Results showed that both SD and MgSt present a lower work of cohesion between their particles (28 mJ/m² for MgSt and 31 mJ/m² for SD) compared to the diluents (120 mJ/m² for LM and 105 mJ/m² for MCC). Since MgSt and SD present lower work of cohesion than adhesion to the different excipients (45 mJ/m² for LC-MgSt, 43 mJ/m² for LC-SD; 45 mJ/m² MCC-MgSt and 37 mJ/m² MCC-SD) they are likely to adhere and spread over both diluents surfaces. Raman imaging confirmed the surface coverage of diluents by both MgSt and SD when physical mixtures between the diluents and glidant/lubricant were prepared.

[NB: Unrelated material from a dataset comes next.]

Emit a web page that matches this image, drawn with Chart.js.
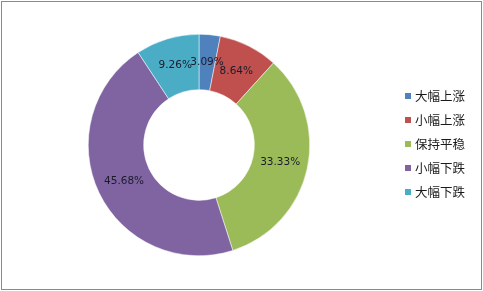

As a result of the ability of MgSt or SD to spread over diluent particles during blending, these additives showed to be able to reduce the angle of repose, cohesion, compressibility and specific energy of the individual diluents.

IGC measurements were conducted in the same four excipients to determine the surface energy as well as the work of adhesion and cohesion and correlations between the IGC and liquid wetting angle results were explored, allowing to understand the benefits of each technique and major inconvenient.

The work conducted demonstrated that IGC can be used as an alternative methodology to support both oral dosage forms and DPI formulation development. The proposed methodology was successfully used to estimate the aerodynamic performance of a DPI formulation as demonstrated by the good correlation between NGI data and surface energy obtained using IGC. Preliminary work with excipients used in oral dose formulations also allowed identifying that the IGC data can be translated to this field of science, allowing insights on blending efficiency, predicting the impact of using excipients in formulations regarding final blend flowability and performance.

References:

[1] B. Riedl and P. D. Kamdem, “Estimation of the dispersive component of surface energy of polymer-grafted lignocellulosic fibers with inverse gas chromatography,” J. Adhes. Sci. Technol., vol. 6, no. 9, pp. 1053–1067, 1992.

[2] D. Cline and R. Dalby, “Predicting the quality of powders for inhalation from surface energy and area,” Pharm. Res., vol. 19, no. 9, pp. 1274–1277, 2002.

[3] D. Traini, P. Rogueda, P. Young, and R. Price, “Surface energy and interparticle forces correlations in model pMDI formulations,” Pharm. Res., vol. 22, no. 5, pp. 816–825, 2005.